T-Mobil, the cellular phone subsidiary of Deutsche Telekom, the now privatized former German phone monopoly, announced a set of new price ranges late last month.
Weekend rates were cut by 54 percent, day rates more modestly. Rivals E-Plus and D2 Mannesmann quickly followed suit, and a telecom trade association predicted further cuts this year in the 20 percent to 30 percent range.
Last year, the German mobile-phone market grew by another 10 million subscribers to a total of 23 million customers, and a 28 percent penetration rate. T-Mobil boss Kay-Uwe Ricke said unfettered growth would continue for at least another 18 months.
Nor are reductions limited to mobile phones. Regular phone prices were cut by 50 percent per minute during business hours. They're still far higher than in the United States, but cuts from 60 cents per minute to a quarter remain significant. High phone prices are probably the largest barrier to much more rapid Internet shopping and marketing growth. Unlimited surfing is simply too expensive for many European shoppers.

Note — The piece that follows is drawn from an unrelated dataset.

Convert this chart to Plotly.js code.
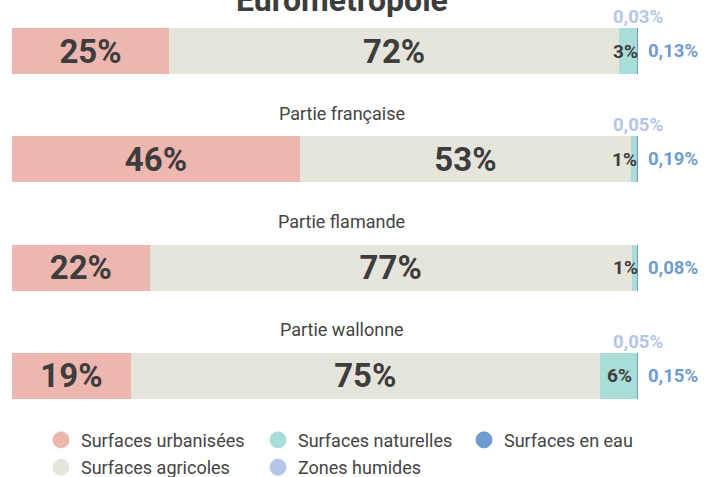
<!DOCTYPE html>
<html>
<head>
<meta charset="utf-8">
<script src="https://cdn.plot.ly/plotly-3.0.1.min.js"></script>
<style>html,body{margin:0;padding:0;background:#fff;}</style>
</head>
<body>
<div id="chart" style="width:709px;height:477px;"></div>
<script>
// ---- Data ----
const regions = ['Eurométropole', 'Partie française', 'Partie flamande', 'Partie wallonne'];
const urbanisees = [25.1, 46.0, 22.0, 19.0];
const agricoles = [71.9, 52.9, 77.0, 74.9];
const naturelles = [2.84, 0.86, 0.92, 5.9];
const humides = [0.03, 0.05, 0, 0.05];
const eau = [0.13, 0.19, 0.08, 0.15];
const seriesNames = ['Surfaces urbanisées', 'Surfaces agricoles', 'Surfaces naturelles', 'Zones humides', 'Surfaces en eau'];
const colors = ['#edb7af', '#e5e5dc', '#a8ddd8', '#b4c6e7', '#6e9bd2'];

const values = [urbanisees, agricoles, naturelles, humides, eau];
const dark = '#3d3d3d';
const fontFam = 'Roboto, "Open Sans", sans-serif';

const traces = [];
values.forEach((vals, i) => {
  const t = {
    type: 'bar', orientation: 'h',
    x: vals, y: regions, name: seriesNames[i],
    marker: {color: colors[i]},
    showlegend: false,
    hoverinfo: 'x+name'
  };
  if (i < 2) {
    t.texttemplate = '%{x:.0f}%';
    t.textposition = 'inside';
    t.insidetextanchor = 'middle';
    t.textangle = 0;
    t.constraintext = 'none';
    t.textfont = {family: fontFam, size: 33, weight: 700, color: dark};
  } else {
    t.textposition = 'none';
  }
  traces.push(t);
});

// legend-only entries (circle symbols)
const legendOf = ['legend', 'legend', 'legend2', 'legend2', 'legend3'];
seriesNames.forEach((n, i) => {
  traces.push({
    type: 'scatter', mode: 'markers', x: [null], y: [null], name: n,
    legend: legendOf[i], legendgroup: 'g' + i,
    marker: {symbol: 'circle', size: 16, color: colors[i], line: {width: 1, color: colors[i]}},
    hoverinfo: 'skip'
  });
});

const fmt2 = v => v.toFixed(2).replace('.', ',') + '%';
const annotations = [];
regions.forEach((r, k) => {
  const total = urbanisees[k] + agricoles[k] + naturelles[k] + humides[k] + eau[k];
  // region title
  annotations.push({
    xref: 'paper', yref: 'y', x: 0.527, y: r,
    text: r, showarrow: false, xanchor: 'center', yanchor: 'middle',
    yshift: k === 0 ? 51.5 : 46,
    font: k === 0 ? {family: fontFam, size: 32, weight: 700, color: dark}
                  : {family: fontFam, size: 18, color: '#444'}
  });
  // natural surfaces label
  const natEnd = urbanisees[k] + agricoles[k] + naturelles[k];
  const wide = naturelles[k] >= 4;
  annotations.push({
    xref: 'x', yref: 'y',
    x: wide ? urbanisees[k] + agricoles[k] + naturelles[k] / 2 : natEnd,
    y: r, text: Math.round(naturelles[k]) + '%', showarrow: false,
    xanchor: wide ? 'center' : 'right', xshift: wide ? 1 : 3,
    font: {family: fontFam, size: 19, weight: 700, color: dark}
  });
  // water label
  annotations.push({
    xref: 'x', yref: 'y', x: Math.min(total, 100), y: r, text: fmt2(eau[k]), showarrow: false,
    xanchor: 'left', xshift: 8,
    font: {family: fontFam, size: 18.5, weight: 700, color: colors[4]}
  });
  // wetlands label
  if (humides[k] > 0) {
    annotations.push({
      xref: 'x', yref: 'y', x: Math.min(total, 100), y: r, text: fmt2(humides[k]), showarrow: false,
      xanchor: 'center', yshift: 34,
      font: {family: fontFam, size: 18.5, weight: 700, color: colors[3]}
    });
  }
});

const legendBase = {
  orientation: 'v', xref: 'container', yref: 'container', yanchor: 'top', xanchor: 'left',
  y: 0.116, traceorder: 'grouped', tracegroupgap: 1,
  font: {family: fontFam, size: 18, color: '#444'}, bgcolor: 'rgba(0,0,0,0)'
};

const layout = {
  width: 709, height: 477,
  margin: {l: 12, r: 71, t: 0, b: 67, autoexpand: false},
  barmode: 'stack', bargap: 0.575,
  separators: ', ',
  paper_bgcolor: '#fff', plot_bgcolor: '#fff',
  font: {family: fontFam, color: '#444'},
  xaxis: {range: [0, 100.02], showgrid: false, zeroline: false, showline: false, showticklabels: false, ticks: '', fixedrange: true},
  yaxis: {type: 'category', categoryarray: regions, categoryorder: 'array', range: [3.314, -0.471],
          showgrid: false, zeroline: false, showline: false, showticklabels: false, ticks: '', fixedrange: true},
  legend: Object.assign({}, legendBase, {x: 41 / 709}),
  legend2: Object.assign({}, legendBase, {x: 258 / 709}),
  legend3: Object.assign({}, legendBase, {x: 464 / 709}),
  annotations: annotations,
  showlegend: true
};

Plotly.newPlot('chart', traces, layout, {displayModeBar: false, staticPlot: true});
</script>
</body>
</html>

Wanadoo, France Telecom's portal site, has 1.5 million French and 520,000 foreign subscribers. Last month, it launched a new plan to make surfing more affordable through a range of lower flat rates. Starters can surf three hours a month for 39 French francs ($6.50); 10 hours cost 59 francs, 15 hours 79 francs, and 30 hours per month cost 159 francs ($36.50). The four plans require no longer term commitment.
In Japan, the latest round of price cuts is aimed at lower international telephone rates. Japan Telecom, a carrier affiliated with Japan Rail, announced average reductions of 1.8 percent and as high as 60 percent for some overseas calls.
Other Japanese carriers have not yet responded, but they quickly followed suit when Japan Telecom first introduced lower charges in October. They included NTT, Japan's biggest telecom player.